Google & CalDAV

July 29th, 2008

I think this is really quite important, though it sounds pretty technical and geeky at present. Google Calendars now support the CalDAV protocol. (So, incidentally, do Calgoo).

CalDAV is an open standard for synchronising and updating calendars, and I’ve been keeping an eye on it ever since Apple quietly announced, way, way back, that it would be supported in the Leopard version of iCal, their desktop calendar program. This meant that you could publish your calendar to a CalDAV server, and that other people could also subscribe to it and update it.

This is important because, for many people, calendar synchronisation (allowing things like meeting room booking as well) is the only reason they run the expensive abomination that is Microsoft Exchange. To have broader support for an open standard would be great! But my hopes of a brave new world were moderated somewhat when implementations of CalDAV servers, other than the one Apple shipped with its server OS, seemed to be few and far between.

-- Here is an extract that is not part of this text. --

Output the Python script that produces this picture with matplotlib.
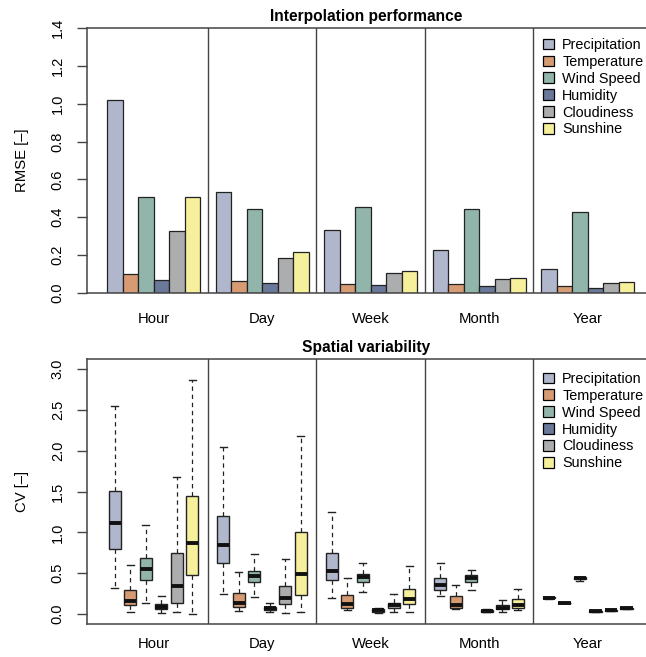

Well, it’s still early days and there are limitations and some rough edges – like iCal not syncing such calendars to iPhone/iTouch – but it’s a good start: with people like Google and Calgoo now creating server implementations, and iCal, Calgoo and Mozilla Sunbird (at least) supporting CalDAV on the desktop, my hope is renewed…

Thanks to Garry for the link.

Posted on Tuesday, July 29th, 2008 at 11:06 pm and filed under Apple, General, Internet.

One Response to “Google & CalDAV”

  1. Jesse Peterson Says:

    Aside from an open calendaring client/server specification and protocol (i.e. an Exchange replacement) the neatest thing about CalDAV, I think, is that you should be able to do “cross-realm” scheduling. Ie, I should be able to see your free/busy time and invite you to events, etc., even if you’re not in my “server’s” calendar system (and the notion of that I think is built-in). It’s been a while since I’ve looked at the details of all of that and so I qualified my statement with “should” and even if it were possible it would take practical implementation from the server vendors, too, but neat stuff all around.